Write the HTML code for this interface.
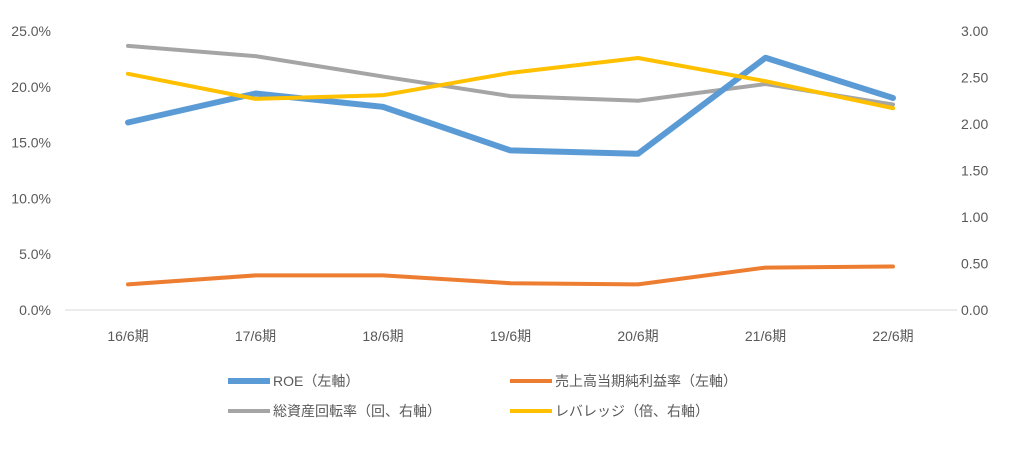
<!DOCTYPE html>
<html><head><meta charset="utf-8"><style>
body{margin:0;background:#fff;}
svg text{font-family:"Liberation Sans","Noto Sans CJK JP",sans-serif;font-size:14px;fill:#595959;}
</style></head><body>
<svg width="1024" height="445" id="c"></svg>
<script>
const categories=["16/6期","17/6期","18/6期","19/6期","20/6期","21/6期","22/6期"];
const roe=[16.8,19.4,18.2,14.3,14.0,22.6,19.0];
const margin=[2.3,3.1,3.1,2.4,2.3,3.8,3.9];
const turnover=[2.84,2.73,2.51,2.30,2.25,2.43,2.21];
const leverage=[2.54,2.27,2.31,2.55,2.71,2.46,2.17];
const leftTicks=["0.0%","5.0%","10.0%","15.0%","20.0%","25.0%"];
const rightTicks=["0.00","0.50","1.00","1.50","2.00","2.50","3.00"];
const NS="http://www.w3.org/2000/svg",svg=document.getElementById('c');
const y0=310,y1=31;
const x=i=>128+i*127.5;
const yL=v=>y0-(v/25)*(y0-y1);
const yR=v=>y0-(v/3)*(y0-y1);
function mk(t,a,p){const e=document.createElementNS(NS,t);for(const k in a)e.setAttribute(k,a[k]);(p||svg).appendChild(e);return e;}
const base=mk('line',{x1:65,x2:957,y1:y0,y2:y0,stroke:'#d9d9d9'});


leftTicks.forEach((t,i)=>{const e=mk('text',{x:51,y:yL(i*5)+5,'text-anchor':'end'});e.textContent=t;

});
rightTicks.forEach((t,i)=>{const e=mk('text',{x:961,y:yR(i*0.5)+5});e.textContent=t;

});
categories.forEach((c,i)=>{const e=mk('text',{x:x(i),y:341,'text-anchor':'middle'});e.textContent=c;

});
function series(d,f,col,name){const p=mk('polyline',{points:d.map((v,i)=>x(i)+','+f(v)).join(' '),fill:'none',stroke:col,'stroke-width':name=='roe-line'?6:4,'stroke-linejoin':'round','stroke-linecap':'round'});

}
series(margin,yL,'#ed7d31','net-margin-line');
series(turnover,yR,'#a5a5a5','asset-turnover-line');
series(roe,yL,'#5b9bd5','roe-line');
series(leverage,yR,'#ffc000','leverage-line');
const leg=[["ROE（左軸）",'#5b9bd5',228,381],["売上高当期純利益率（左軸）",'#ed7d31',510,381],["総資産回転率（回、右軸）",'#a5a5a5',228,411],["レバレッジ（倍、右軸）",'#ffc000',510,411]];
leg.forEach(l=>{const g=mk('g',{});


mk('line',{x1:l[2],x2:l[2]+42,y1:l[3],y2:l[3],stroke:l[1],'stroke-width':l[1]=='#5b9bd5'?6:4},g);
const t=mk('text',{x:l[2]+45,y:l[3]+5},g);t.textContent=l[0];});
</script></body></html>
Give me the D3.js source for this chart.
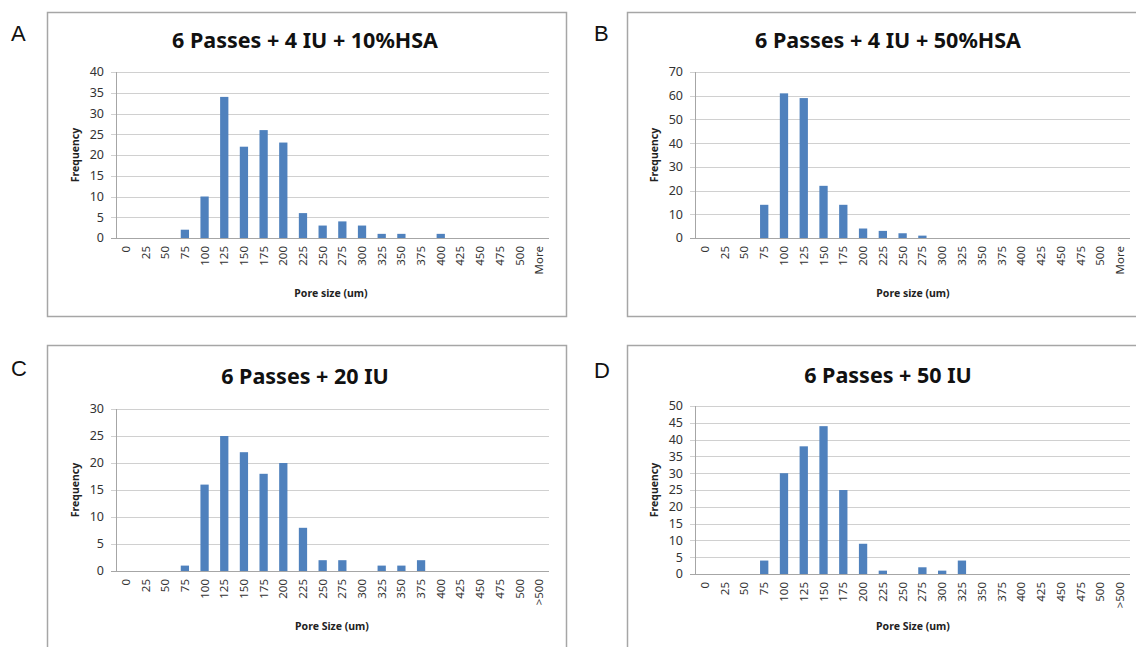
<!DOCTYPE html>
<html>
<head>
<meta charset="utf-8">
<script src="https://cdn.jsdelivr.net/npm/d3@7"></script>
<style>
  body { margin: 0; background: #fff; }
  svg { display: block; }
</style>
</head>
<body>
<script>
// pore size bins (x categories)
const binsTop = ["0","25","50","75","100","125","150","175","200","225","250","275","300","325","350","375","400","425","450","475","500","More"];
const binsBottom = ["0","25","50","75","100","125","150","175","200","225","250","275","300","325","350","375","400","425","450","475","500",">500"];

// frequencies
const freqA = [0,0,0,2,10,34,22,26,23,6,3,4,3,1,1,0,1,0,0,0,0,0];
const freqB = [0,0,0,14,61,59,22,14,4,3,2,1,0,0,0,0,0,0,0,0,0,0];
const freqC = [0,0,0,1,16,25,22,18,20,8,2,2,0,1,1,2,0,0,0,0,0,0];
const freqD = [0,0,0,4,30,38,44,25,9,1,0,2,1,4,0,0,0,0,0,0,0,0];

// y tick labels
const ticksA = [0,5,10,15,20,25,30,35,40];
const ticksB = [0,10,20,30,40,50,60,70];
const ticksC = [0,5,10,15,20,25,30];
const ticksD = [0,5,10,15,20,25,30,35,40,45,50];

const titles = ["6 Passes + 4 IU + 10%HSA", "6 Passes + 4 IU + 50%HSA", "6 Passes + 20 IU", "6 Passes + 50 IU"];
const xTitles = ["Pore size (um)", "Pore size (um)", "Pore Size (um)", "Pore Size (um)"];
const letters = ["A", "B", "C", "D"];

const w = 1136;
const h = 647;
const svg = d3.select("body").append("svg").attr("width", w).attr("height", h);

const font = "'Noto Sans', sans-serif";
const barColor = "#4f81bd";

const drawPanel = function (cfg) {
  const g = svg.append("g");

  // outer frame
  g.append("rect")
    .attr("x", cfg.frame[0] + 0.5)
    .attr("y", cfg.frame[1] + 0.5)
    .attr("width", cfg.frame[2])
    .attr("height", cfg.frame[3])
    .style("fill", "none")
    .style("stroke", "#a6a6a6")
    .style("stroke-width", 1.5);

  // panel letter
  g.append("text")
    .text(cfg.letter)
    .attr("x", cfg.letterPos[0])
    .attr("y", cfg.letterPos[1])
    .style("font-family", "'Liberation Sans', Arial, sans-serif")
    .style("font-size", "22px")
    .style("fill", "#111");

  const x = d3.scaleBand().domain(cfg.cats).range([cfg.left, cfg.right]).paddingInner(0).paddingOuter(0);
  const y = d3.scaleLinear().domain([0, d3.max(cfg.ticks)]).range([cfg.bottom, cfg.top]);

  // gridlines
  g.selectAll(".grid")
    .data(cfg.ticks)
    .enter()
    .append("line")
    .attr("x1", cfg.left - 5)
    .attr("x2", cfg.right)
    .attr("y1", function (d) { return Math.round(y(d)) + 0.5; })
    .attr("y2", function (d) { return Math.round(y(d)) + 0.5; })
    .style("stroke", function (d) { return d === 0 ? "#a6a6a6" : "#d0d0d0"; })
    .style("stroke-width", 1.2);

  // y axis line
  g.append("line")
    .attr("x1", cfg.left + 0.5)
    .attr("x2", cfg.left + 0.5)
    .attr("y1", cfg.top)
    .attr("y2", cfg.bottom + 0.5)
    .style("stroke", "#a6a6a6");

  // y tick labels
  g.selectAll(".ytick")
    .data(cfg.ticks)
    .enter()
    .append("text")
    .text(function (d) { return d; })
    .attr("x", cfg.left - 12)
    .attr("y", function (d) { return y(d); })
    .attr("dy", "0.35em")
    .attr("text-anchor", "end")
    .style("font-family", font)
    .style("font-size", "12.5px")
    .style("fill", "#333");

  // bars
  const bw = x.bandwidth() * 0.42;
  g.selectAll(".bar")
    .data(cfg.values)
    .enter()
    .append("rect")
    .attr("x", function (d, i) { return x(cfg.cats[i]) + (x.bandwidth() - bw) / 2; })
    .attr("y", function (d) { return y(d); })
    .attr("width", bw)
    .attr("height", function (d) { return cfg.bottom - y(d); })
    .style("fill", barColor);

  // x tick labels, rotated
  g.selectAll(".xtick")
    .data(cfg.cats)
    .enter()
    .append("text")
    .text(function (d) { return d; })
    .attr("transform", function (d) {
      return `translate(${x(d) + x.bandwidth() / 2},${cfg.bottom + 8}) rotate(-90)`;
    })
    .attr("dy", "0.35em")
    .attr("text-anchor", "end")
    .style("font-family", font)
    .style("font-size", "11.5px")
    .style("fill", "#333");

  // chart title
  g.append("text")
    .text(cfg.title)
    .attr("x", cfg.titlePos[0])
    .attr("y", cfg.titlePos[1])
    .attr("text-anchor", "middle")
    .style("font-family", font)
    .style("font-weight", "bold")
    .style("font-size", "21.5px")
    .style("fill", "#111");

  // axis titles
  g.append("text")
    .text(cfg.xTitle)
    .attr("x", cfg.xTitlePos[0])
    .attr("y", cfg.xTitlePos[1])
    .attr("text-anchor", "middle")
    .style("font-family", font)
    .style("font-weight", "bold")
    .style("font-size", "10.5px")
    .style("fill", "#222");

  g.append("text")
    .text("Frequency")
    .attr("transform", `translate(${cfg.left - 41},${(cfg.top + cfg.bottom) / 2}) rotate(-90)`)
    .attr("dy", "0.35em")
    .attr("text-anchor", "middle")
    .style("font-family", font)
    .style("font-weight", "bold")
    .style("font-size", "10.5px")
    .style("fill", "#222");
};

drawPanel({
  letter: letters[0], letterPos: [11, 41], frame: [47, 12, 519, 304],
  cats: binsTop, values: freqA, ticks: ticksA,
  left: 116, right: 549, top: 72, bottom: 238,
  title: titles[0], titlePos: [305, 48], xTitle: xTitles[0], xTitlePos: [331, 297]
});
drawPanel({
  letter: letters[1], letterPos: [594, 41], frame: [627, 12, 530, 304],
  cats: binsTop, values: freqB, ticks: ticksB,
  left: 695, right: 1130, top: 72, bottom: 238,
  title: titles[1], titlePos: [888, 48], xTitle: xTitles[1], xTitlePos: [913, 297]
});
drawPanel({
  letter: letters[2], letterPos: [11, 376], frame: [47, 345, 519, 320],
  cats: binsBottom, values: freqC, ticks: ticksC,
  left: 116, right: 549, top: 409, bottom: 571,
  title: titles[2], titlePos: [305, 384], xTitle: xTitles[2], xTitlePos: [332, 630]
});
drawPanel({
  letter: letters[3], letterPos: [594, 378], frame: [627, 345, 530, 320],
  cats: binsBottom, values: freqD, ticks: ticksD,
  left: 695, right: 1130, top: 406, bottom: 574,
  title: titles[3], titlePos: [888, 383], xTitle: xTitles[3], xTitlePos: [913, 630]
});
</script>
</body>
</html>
★ ★ ★ ★ ★ ★ ★
Say how many lines in the records above hold "this", and give no other text.

2